After spending way too much time smoothing my naturally curly hair to silky straight, carefully blending three different eye shadows, and trying on four different sun dresses, I was finally ready for our dinner out. It had been a long, hectic week. Dinner at a lively restaurant with great friends and fabulous food was exactly what my husband and I needed.
Before meeting our friends for dinner, we decided to stop by Abbey’s house to note ideas for our new porch. Abbey’s house features the porch of all porches, my favorite porch ever. So naturally, I want my porch to look like Abbey’s porch. But that’s not what this is about. It’s about what happened when we got to Abbey’s porch.

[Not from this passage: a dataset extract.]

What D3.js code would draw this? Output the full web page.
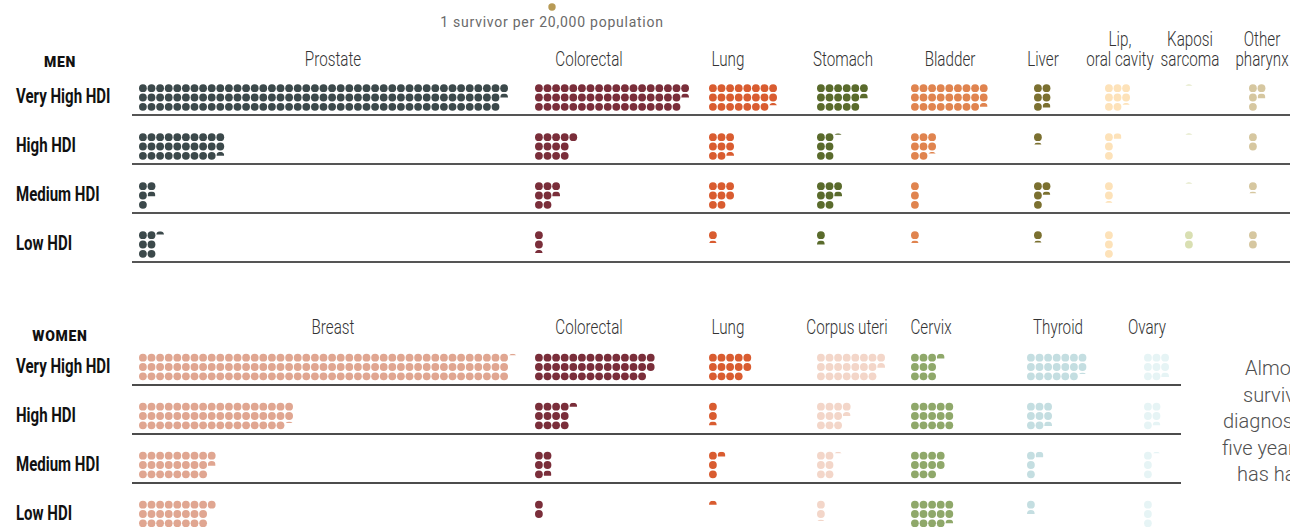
<!DOCTYPE html>
<html>
<head>
<meta charset="utf-8">
<script src="https://cdn.jsdelivr.net/npm/d3@7/dist/d3.min.js"></script>
<style>
body { margin: 0; background: #fff; }
svg { display: block; }
</style>
</head>
<body>
<div id="chart"></div>
<script>
// rows
var hdiLevels = ["Very High HDI", "High HDI", "Medium HDI", "Low HDI"];

// men: survivors per 20,000 population (Very High, High, Medium, Low)
var menHeaders = [["Prostate"], ["Colorectal"], ["Lung"], ["Stomach"], ["Bladder"], ["Liver"],
                  ["Lip,", "oral cavity"], ["Kaposi", "sarcoma"], ["Other", "pharynx"]];
var menProstate   = [127.5, 29.5, 4.6, 6.4];
var menColorectal = [52.5, 13, 7.6, 2.4];
var menLung       = [23.3, 8.5, 8, 1.3];
var menStomach    = [16.6, 6.2, 7.6, 1.5];
var menBladder    = [26.5, 8.2, 3, 1.3];
var menLiver      = [5.6, 1.25, 4.4, 1.25];
var menLip        = [8.25, 3.7, 2.25, 3];
var menKaposi     = [0.15, 0.15, 0.15, 2];
var menPharynx    = [4.6, 2, 1.2, 2];
var menColors = ["#3c494b", "#7a2e3a", "#d95c30", "#5a6b2c", "#e0844f", "#7b7030", "#fde2b9", "#d9dfb2", "#d6c7a0"];

// women
var womenHeaders = [["Breast"], ["Colorectal"], ["Lung"], ["Corpus uteri"], ["Cervix"], ["Thyroid"], ["Ovary"]];
var womenBreast     = [129.2, 53.2, 25.6, 25];
var womenColorectal = [41, 12.5, 5.7, 2];
var womenLung       = [14, 2.5, 3.6, 0.5];
var womenCorpus     = [22.6, 10.5, 6.2, 2.2];
var womenCervix     = [9.6, 15, 11, 14.5];
var womenThyroid    = [20.2, 8.6, 3.7, 1.5];
var womenOvary      = [8.6, 5.5, 3.2, 3];
var womenColors = ["#e0a691", "#7a2e3a", "#d95c30", "#f3d6c9", "#8fa86a", "#c4dee1", "#e6f4f5"];

var noteLines = ["Almost", "survivors", "diagnosed", "five years", "has had"];

// layout (px)
var W = 1290, H = 527;
var menColX = [139, 535, 709, 817, 911, 1034, 1105, 1185, 1249];
var menHeadX = [333, 589, 728, 843, 950, 1043, 1120, 1190, 1262];
var womenColX = [139, 535, 709, 817, 911, 1027, 1144];
var womenHeadX = [333, 589, 728, 847, 931, 1058, 1147];
var noteX = [1245, 1243, 1223, 1222, 1237];

var r = 3.9, stepX = 8.6, stepY = 9.3;
var condensed = 0.78;

var svg = d3.select("#chart").append("svg")
    .attr("width", W)
    .attr("height", H);

var defs = svg.append("defs");
var clipId = 0;

var colX = d3.scaleLinear().domain([0, 1]).range([r, r + stepX]);
var rowY = d3.scaleLinear().domain([0, 2]).range([-stepY, stepY]);

function drawPanel(p) {
  var g = svg.append("g");
  var ruleY = d3.scalePoint().domain(hdiLevels).range(p.ruleRange);
  var cx = d3.scaleOrdinal().domain(d3.range(p.series.length)).range(p.colX);

  // title
  g.append("text")
      .attr("x", 60).attr("y", p.titleY)
      .attr("text-anchor", "middle")
      .attr("dominant-baseline", "middle")
      .style("font-family", "Roboto, 'DejaVu Sans', sans-serif")
      .style("font-weight", 900)
      .style("font-size", "14px")
      .style("letter-spacing", "0.7px")
      .attr("fill", "#111")
      .text(p.title);

  // column headers
  p.headers.forEach(function(lines, j) {
    lines.forEach(function(t, k) {
      g.append("text")
          .attr("transform", "translate(" + p.headX[j] + "," + (p.headY - (lines.length - 1 - k) * 20) + ") scale(" + condensed + ",1)")
          .attr("text-anchor", "middle")
          .attr("dominant-baseline", "middle")
          .style("font-family", "Roboto, sans-serif")
          .style("font-weight", 300)
          .style("font-size", "19.5px")
          .attr("fill", "#333")
          .text(t);
    });
  });

  // rules
  g.selectAll("line.rule")
      .data(hdiLevels)
      .enter().append("line")
      .attr("class", "rule")
      .attr("x1", 132).attr("x2", p.ruleEnd)
      .attr("y1", function(d) { return ruleY(d); })
      .attr("y2", function(d) { return ruleY(d); })
      .attr("stroke", p.ruleColor)
      .attr("stroke-width", p.ruleWidth);

  // row labels
  g.selectAll("text.row")
      .data(hdiLevels)
      .enter().append("text")
      .attr("class", "row")
      .attr("transform", function(d) { return "translate(16," + (ruleY(d) - 17) + ") scale(0.77,1)"; })
      .attr("dominant-baseline", "middle")
      .style("font-family", "Roboto, sans-serif")
      .style("font-weight", 700)
      .style("font-size", "19.5px")
      .attr("fill", "#111")
      .text(function(d) { return d; });

  // dots, filled column by column, top to bottom; the last one is cut to its fraction
  p.series.forEach(function(vals, j) {
    vals.forEach(function(v, i) {
      var mid = ruleY(hdiLevels[i]) - p.midOffset;
      var full = Math.floor(v + 1e-9), frac = v - full;
      var dots = d3.range(full).map(function(k) { return {k: k, f: 1}; });
      if (frac > 0.01) dots.push({k: full, f: frac});
      dots.forEach(function(d) {
        var x = cx(j) + colX(Math.floor(d.k / 3));
        var y = mid + rowY(d.k % 3);
        var c = g.append("circle")
            .attr("cx", x).attr("cy", y).attr("r", r)
            .attr("fill", p.colors[j]);
        if (d.f < 1) {
          var id = "clip" + (clipId++);
          defs.append("clipPath").attr("id", id)
            .append("rect")
            .attr("x", x - r).attr("y", y - r)
            .attr("width", 2 * r).attr("height", 2 * r * d.f);
          c.attr("clip-path", "url(#" + id + ")");
        }
      });
    });
  });
}

drawPanel({
  title: "MEN", titleY: 63,
  headers: menHeaders, headX: menHeadX, headY: 61,
  series: [menProstate, menColorectal, menLung, menStomach, menBladder, menLiver, menLip, menKaposi, menPharynx],
  colors: menColors, colX: menColX, midOffset: 17.5,
  ruleRange: [115, 262], ruleEnd: 1290, ruleColor: "#555", ruleWidth: 2
});

drawPanel({
  title: "WOMEN", titleY: 337,
  headers: womenHeaders, headX: womenHeadX, headY: 329,
  series: [womenBreast, womenColorectal, womenLung, womenCorpus, womenCervix, womenThyroid, womenOvary],
  colors: womenColors, colX: womenColX, midOffset: 18,
  ruleRange: [385, 532], ruleEnd: 1181, ruleColor: "#111", ruleWidth: 1.6
});

// legend
svg.append("circle")
    .attr("cx", 552).attr("cy", 7).attr("r", 3.7)
    .attr("fill", "#b79a55");
svg.append("text")
    .attr("x", 552).attr("y", 23)
    .attr("text-anchor", "middle")
    .attr("dominant-baseline", "middle")
    .style("font-family", "Roboto, sans-serif")
    .style("font-size", "14px")
    .style("letter-spacing", "0.75px")
    .attr("fill", "#6a6a6a")
    .text("1 survivor per 20,000 population");

// side note (cut by the frame, as in the original)
svg.selectAll("text.note")
    .data(noteLines)
    .enter().append("text")
    .attr("class", "note")
    .attr("transform", function(d, i) { return "translate(" + noteX[i] + "," + (370 + i * 26.5) + ")"; })
    .attr("dominant-baseline", "middle")
    .style("font-family", "Roboto, sans-serif")
    .style("font-weight", 300)
    .style("font-size", "20px")
    .attr("fill", "#505050")
    .text(function(d) { return d; });
</script>
</body>
</html>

Abbey was not home, but we’re close friends, the kind of friends that have the entry code to the front door of her house. However, there was no need to go through the front door and get the dogs riled, so we walked around the house and climbed the steps to the back porch. It wasn’t two minutes before the bottom fell out of the sky. Torrential rain, house shaking thunder, angry lightning bolts, and winds so strong I had to hold on to my husband’s arm to not blow over.
While Abbey’s porch is covered, it was no match for this violent storm. We were soaked within minutes. Not only were our plans for the evening ruined, but I was truly frightened as this was quickly becoming vicious, hurricane type weather and we were trapped outside. With mascara running down my cheeks, my silky straight hair now matted and dripping wet, and my body shaking with fear, I did what any red-blooded, southern raised girl would do. I started crying.

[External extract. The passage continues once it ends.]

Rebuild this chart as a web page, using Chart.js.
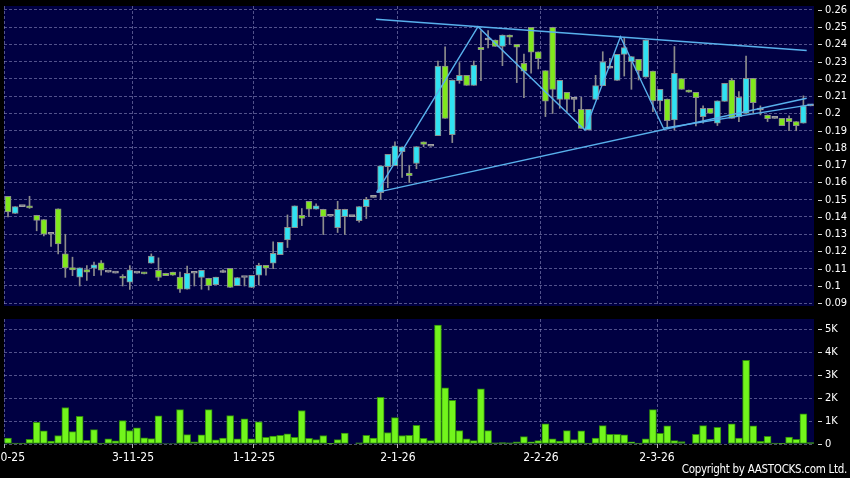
<!DOCTYPE html>
<html>
<head>
<meta charset="utf-8">
<script src="https://cdn.jsdelivr.net/npm/chart.js@4.4.1/dist/chart.umd.min.js"></script>
<style>
  html, body { margin: 0; padding: 0; background: #000; }
  #wrap { position: relative; width: 850px; height: 478px; overflow: hidden; background: #000; }
  #priceBox { position: absolute; left: 0; top: 0; width: 850px; height: 310px; }
  #volBox { position: absolute; left: 0; top: 310px; width: 850px; height: 168px; }
  #copy { position: absolute; right: 3px; top: 462px; color: #fff; letter-spacing: -0.3px;
          font: 11.5px 'DejaVu Sans Condensed', 'DejaVu Sans', sans-serif; white-space: nowrap; }
</style>
</head>
<body>
<div id="wrap">
  <div id="priceBox"><canvas id="priceChart"></canvas></div>
  <div id="volBox"><canvas id="volChart"></canvas></div>
  <div id="copy">Copyright by AASTOCKS.com Ltd.</div>
</div>
<script>
// daily candles, oldest first (one per trading session shown)
const opens = [
  0.152, 0.142, 0.146, 0.1464, 0.141, 0.1385, 0.130, 0.1447, 0.1186, 0.1107,
  0.1051, 0.1095, 0.1103, 0.1134, 0.108, 0.1075, 0.1056, 0.1022, 0.1075, 0.1078,
  0.1132, 0.1091, 0.1074, 0.108, 0.1051, 0.0981, 0.1074, 0.1049, 0.1045, 0.1008,
  0.1078, 0.1103, 0.1002, 0.1049, 0.0991, 0.1062, 0.112, 0.1132, 0.1182, 0.1267,
  0.1338, 0.141, 0.1491, 0.1445, 0.1445, 0.1404, 0.1338, 0.1402, 0.1402, 0.1379,
  0.146, 0.1514, 0.1541, 0.1692, 0.1698, 0.1779, 0.1655, 0.171, 0.1835, 0.181,
  0.1872, 0.2275, 0.1877, 0.219, 0.2221, 0.2163, 0.2384, 0.2426, 0.2426, 0.2389,
  0.2455, 0.2401, 0.2291, 0.250, 0.2357, 0.2248, 0.250, 0.2082, 0.2123, 0.2082,
  0.2024, 0.1904, 0.2082, 0.2161, 0.2262, 0.2192, 0.2343, 0.2301, 0.2314, 0.221,
  0.2246, 0.2073, 0.2084, 0.1963, 0.2202, 0.2136, 0.2123, 0.1982, 0.203, 0.1944,
  0.207, 0.2194, 0.1982, 0.2001, 0.2204, 0.202, 0.1991, 0.1972, 0.1972, 0.1972,
  0.1953, 0.1944, 0.2044
];
const highs = [
  0.152, 0.146, 0.146, 0.152, 0.141, 0.1385, 0.130, 0.1447, 0.130, 0.1167,
  0.1105, 0.1118, 0.1138, 0.1147, 0.108, 0.1075, 0.1066, 0.1118, 0.1075, 0.1078,
  0.1186, 0.1163, 0.1074, 0.108, 0.108, 0.1116, 0.1074, 0.1091, 0.1045, 0.1051,
  0.1093, 0.1103, 0.1049, 0.1049, 0.1062, 0.1132, 0.112, 0.1256, 0.1253, 0.1412,
  0.1464, 0.1449, 0.1491, 0.1476, 0.1445, 0.1404, 0.1491, 0.1445, 0.1402, 0.146,
  0.1514, 0.1514, 0.1696, 0.1763, 0.1835, 0.1806, 0.170, 0.1808, 0.1835, 0.181,
  0.2304, 0.2386, 0.2194, 0.2295, 0.2221, 0.2304, 0.248, 0.248, 0.2426, 0.2455,
  0.2455, 0.2401, 0.2345, 0.250, 0.2357, 0.2248, 0.250, 0.2192, 0.2123, 0.2082,
  0.2094, 0.2024, 0.2221, 0.2358, 0.232, 0.2343, 0.2436, 0.233, 0.2314, 0.2426,
  0.2246, 0.214, 0.2084, 0.2388, 0.2202, 0.2136, 0.2123, 0.2044, 0.203, 0.2073,
  0.2175, 0.2204, 0.2127, 0.2333, 0.2204, 0.2044, 0.1991, 0.1972, 0.1972, 0.1986,
  0.1953, 0.2102, 0.2044
];
const lows = [
  0.140, 0.142, 0.146, 0.145, 0.132, 0.129, 0.123, 0.1186, 0.105, 0.106,
  0.100, 0.1033, 0.106, 0.1062, 0.108, 0.1075, 0.100, 0.098, 0.1075, 0.107,
  0.1132, 0.1031, 0.106, 0.1062, 0.0962, 0.0981, 0.100, 0.0981, 0.0977, 0.1008,
  0.1078, 0.0991, 0.1002, 0.100, 0.0991, 0.1006, 0.1062, 0.110, 0.1182, 0.1223,
  0.1338, 0.135, 0.1402, 0.1445, 0.1298, 0.1404, 0.131, 0.1298, 0.1402, 0.137,
  0.1391, 0.1514, 0.1503, 0.157, 0.1698, 0.163, 0.160, 0.168, 0.1808, 0.181,
  0.1872, 0.1972, 0.1831, 0.2175, 0.2163, 0.2163, 0.219, 0.238, 0.2389, 0.2277,
  0.240, 0.2179, 0.2092, 0.2233, 0.2258, 0.1982, 0.200, 0.203, 0.2011, 0.2011,
  0.1914, 0.1904, 0.2082, 0.2161, 0.2262, 0.2192, 0.2217, 0.214, 0.2194, 0.221,
  0.2011, 0.2015, 0.1914, 0.1904, 0.214, 0.2123, 0.1928, 0.1944, 0.2001, 0.193,
  0.207, 0.1972, 0.1953, 0.2001, 0.2001, 0.1992, 0.1953, 0.1972, 0.193, 0.190,
  0.190, 0.1944, 0.2044
];
const closes = [
  0.143, 0.146, 0.146, 0.1452, 0.138, 0.130, 0.130, 0.1244, 0.1105, 0.1093,
  0.1105, 0.108, 0.1122, 0.1091, 0.108, 0.1075, 0.1045, 0.1093, 0.1075, 0.107,
  0.1174, 0.1049, 0.106, 0.1062, 0.0981, 0.1074, 0.1074, 0.1091, 0.1002, 0.1051,
  0.1078, 0.0991, 0.1049, 0.1049, 0.1062, 0.112, 0.1103, 0.119, 0.1253, 0.134,
  0.1464, 0.1391, 0.1445, 0.1464, 0.1402, 0.1404, 0.1445, 0.1445, 0.1402, 0.146,
  0.1503, 0.1514, 0.1696, 0.1763, 0.1812, 0.1806, 0.164, 0.1808, 0.182, 0.181,
  0.2275, 0.1972, 0.2194, 0.2221, 0.2163, 0.2281, 0.237, 0.2426, 0.2389, 0.2455,
  0.2442, 0.2384, 0.2245, 0.2355, 0.2318, 0.2071, 0.214, 0.2192, 0.2082, 0.2082,
  0.1914, 0.2024, 0.2161, 0.230, 0.2262, 0.2343, 0.2382, 0.233, 0.2248, 0.2426,
  0.2073, 0.214, 0.1959, 0.2233, 0.214, 0.2123, 0.2092, 0.203, 0.2001, 0.2073,
  0.2175, 0.1972, 0.2094, 0.2204, 0.2063, 0.202, 0.197, 0.1972, 0.193, 0.1953,
  0.193, 0.2044, 0.2044
];
// shares traded per session
const volumes = [
  260, 40, 40, 200, 940, 570, 130, 370, 1590, 540,
  1210, 160, 630, 40, 230, 140, 1020, 590, 700, 270,
  240, 1230, 20, 20, 1500, 410, 90, 400, 1500, 180,
  260, 1240, 230, 1100, 230, 970, 290, 350, 380, 440,
  290, 1460, 250, 190, 370, 30, 190, 480, 0, 50,
  380, 260, 2030, 500, 1150, 370, 380, 810, 250, 150,
  5190, 2450, 1900, 580, 230, 150, 2400, 580, 50, 60,
  50, 90, 320, 100, 150, 880, 230, 130, 580, 190,
  570, 40, 260, 800, 420, 420, 400, 100, 40, 230,
  1500, 470, 790, 150, 110, 0, 420, 800, 200, 730,
  0, 880, 260, 3650, 790, 120, 330, 40, 30, 300,
  200, 1310, 60
];

// x-axis date ticks (value = session index where the month gridline sits)
const dateLabels = ['2-10-25', '3-11-25', '1-12-25', '2-1-26', '2-2-26', '2-3-26'];
const dateTickPos = [-0.56, 17.44, 34.32, 54.42, 74.38, 90.57];
const priceTicks = [0.09, 0.10, 0.11, 0.12, 0.13, 0.14, 0.15, 0.16, 0.17, 0.18,
                    0.19, 0.20, 0.21, 0.22, 0.23, 0.24, 0.25, 0.26];
const volTicks = [0, 1000, 2000, 3000, 4000, 5000];

// hand drawn trend lines, [session index, price]
const upperLine = [[51.35, 0.2546], [111.46, 0.2365]];
const lowerLine = [[51.45, 0.1543], [111.46, 0.2088]];
const waveLine = [[51.45, 0.1543], [65.59, 0.2503], [80.52, 0.1904], [85.47, 0.2445],
                  [91.47, 0.1914], [112.3, 0.2053]];

// --- styles ---
Chart.defaults.font.family = "'DejaVu Sans Condensed', 'DejaVu Sans', sans-serif";
Chart.defaults.color = '#ffffff';
const plotFill = '#000042';
const gridColor = 'rgba(150,150,200,0.55)';
const upFill = '#30e2f2';
const downFill = '#80e81c';
const flatFill = '#a0a0a0';
const edgeColor = '#8c8c8c';
const trendColor = '#58b0ec';

const xMin = -0.56, xMax = 112.48;

const plotBg = {
  id: 'plotBg',
  beforeDraw(chart) {
    const { ctx, chartArea: a } = chart;
    ctx.save();
    ctx.fillStyle = plotFill;
    ctx.fillRect(a.left, a.top, a.right - a.left, a.bottom - a.top);
    ctx.restore();
  }
};

// small dash in front of each value label on the right axis
const axisDash = {
  id: 'axisDash',
  afterDraw(chart) {
    const { ctx, chartArea: a } = chart;
    const y = chart.scales.y;
    ctx.save();
    ctx.strokeStyle = '#d8d8d8';
    ctx.lineWidth = 1;
    y.ticks.forEach(t => {
      const py = Math.round(y.getPixelForValue(t.value)) + 0.5;
      ctx.beginPath();
      ctx.moveTo(a.right + 4, py);
      ctx.lineTo(a.right + 8, py);
      ctx.stroke();
    });
    ctx.restore();
  }
};

function bodyColor(i) {
  if (closes[i] > opens[i]) return upFill;
  if (closes[i] < opens[i]) return downFill;
  return flatFill;
}

function trendSet(points) {
  return {
    type: 'line',
    data: points.map(p => ({ x: p[0], y: p[1] })),
    borderColor: trendColor,
    borderWidth: 1.4,
    pointRadius: 0,
    fill: false,
    tension: 0,
    order: 0
  };
}

const dateXAxis = (showLabels) => ({
  type: 'linear',
  min: xMin,
  max: xMax,
  offset: false,
  grid: { color: gridColor, offset: false, drawTicks: showLabels, tickLength: 4,
          tickColor: '#b0b0b0', tickBorderDash: [] },
  border: { display: false, dash: [3, 2] },
  ticks: { display: showLabels, color: '#fff', font: { size: 12 }, padding: 3,
           maxRotation: 0, autoSkip: false, callback: (v, i) => dateLabels[i] },
  afterBuildTicks: s => { s.ticks = dateTickPos.map(v => ({ value: v })); },
  afterFit: s => { s.height = showLabels ? 34 : 0; s.paddingLeft = 0; s.paddingRight = 0; }
});

const valueYAxis = (min, max, values, fmt) => ({
  position: 'right',
  min: min,
  max: max,
  grid: { color: gridColor, drawTicks: false },
  border: { display: false, dash: [3, 2] },
  ticks: { color: '#fff', font: { size: 11 }, padding: 11, callback: fmt },
  afterBuildTicks: s => { s.ticks = values.map(v => ({ value: v })); },
  afterFit: s => { s.width = 36; s.paddingTop = 0; s.paddingBottom = 0; }
});

// --- price chart ---
new Chart(document.getElementById('priceChart'), {
  type: 'bar',
  data: {
    datasets: [
      trendSet(upperLine),
      trendSet(lowerLine),
      trendSet(waveLine),
      {
        // candle bodies
        data: opens.map((o, i) => ({ x: i, y: [o, closes[i]] })),
        backgroundColor: ctx => bodyColor(ctx.dataIndex),
        borderColor: ctx => closes[ctx.dataIndex] === opens[ctx.dataIndex] ? flatFill : edgeColor,
        borderWidth: 1,
        borderSkipped: false,
        barThickness: 6,
        minBarLength: 2,
        grouped: false,
        order: 1
      },
      {
        // wicks
        data: lows.map((l, i) => ({ x: i, y: [l, highs[i]] })),
        backgroundColor: edgeColor,
        borderWidth: 0,
        barThickness: 1,
        grouped: false,
        order: 2
      }
    ]
  },
  options: {
    responsive: true,
    maintainAspectRatio: false,
    animation: false,
    layout: { padding: { left: 4, top: 6, bottom: 4, right: 0 } },
    plugins: { legend: { display: false }, tooltip: { enabled: false } },
    scales: {
      x: dateXAxis(false),
      y: valueYAxis(0.0884, 0.2623, priceTicks, v => String(+v.toFixed(2)))
    }
  },
  plugins: [plotBg, axisDash]
});

// --- volume chart ---
new Chart(document.getElementById('volChart'), {
  type: 'bar',
  data: {
    datasets: [{
      data: volumes.map((v, i) => ({ x: i, y: v })),
      backgroundColor: '#72f51c',
      borderColor: '#2f8a0c',
      borderWidth: 1,
      borderSkipped: false,
      barThickness: 7,
      grouped: false
    }]
  },
  options: {
    responsive: true,
    maintainAspectRatio: false,
    animation: false,
    layout: { padding: { left: 4, top: 9, bottom: 0, right: 0 } },
    plugins: { legend: { display: false }, tooltip: { enabled: false } },
    scales: {
      x: dateXAxis(true),
      y: valueYAxis(0, 5450, volTicks, v => v === 0 ? '0' : (v / 1000) + 'K')
    }
  },
  plugins: [plotBg, axisDash]
});
</script>
</body>
</html>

Always my protective hero, my husband offered to run around the house to the front door, use the entry code, and let me into the house from the back porch door until the storm passed. I’ve never in my life wanted to get inside a house so badly, but I was too frightened for him to leave, worried he would be struck by lightning, so I clung to his arm and begged him not to go.
The thunder was so loud I literally screamed and covered my ears every time it ripped through the sky and kaBOOMED. I had to get in the house. The doggie door. I’m small enough to get through the doggie door. If I can just get one of the dogs to come out, I can get a collar, trigger the door open, climb through, and let us into the house. The benefits of being little. Getting down on my hands and knees, I began to call “Lola, Gus, Frankie! Y’all come get a treat!” Frankie is the new one. He won’t come because he doesn’t know me well enough. Gus is so tiny and skittish, no more than a two pounder, he’s probably shaking and hiding underneath a bed. But Lola, Lola is the caring, kind, old soul. She’ll have compassion and come to our rescue.
Sure enough, the doggie door opens and Lola’s sweet face is looking into mine. A sigh of relief escapes my lips, but wait, Lola glances past me and sees the storm. Her eyes widen. The doggie door closes. Noooooo. Lola has abandoned me and left us to fend for ourselves.
After we got home, I took a warm bath, put on my pajamas, and climbed into bed. Still sniffling and pouting that our night out with friends was foiled, I grabbed my phone and texted Abbey to tell her what happened, and invoke a little sympathy. Abbey texted back, “Why didn’t y’all just go in the back door? It was unlocked!”
You’ve got to be kidding me.
All that time spent frightened on the porch, battling the wind and rain, cowering in the thunder (just me), crying (again, just me), and trying to coerce the dogs out of the doggie door (still me), and all we had to do was open the back door and enter the sanctuary of Abbey’s house.
Sometimes, we make things far more complicated than they really are. We work in vain for our salvation when we are told, “For it is by grace you have been saved, through faith—and this is not from yourselves, it is the gift of God— not by works, so that no one can boast” (Ephesians 2:8-9). We toil and strive to win God’s approval through our own righteous acts when we are told no one except Jesus is truly righteous, “There is no one righteous, not even one” (Romans 3:10) and “all our righteous acts are like filthy rags” (Isaiah 64:6). We try to earn our way into heaven when we are told no one enters heaven except through Christ, “Jesus answered, ‘I am the way and the truth and the life. No one comes to the Father except through me’” (John 14:6).
We may call on the Father to save us, approve us, and allow us into heaven, but if we are banking on anything other than Jesus, it will be in vain. The gates of heaven will not be opened to anyone seeking entrance without the key—Jesus. Why get down on our hands and knees and plead through a doggie door? The grand door to the kingdom is already unlocked.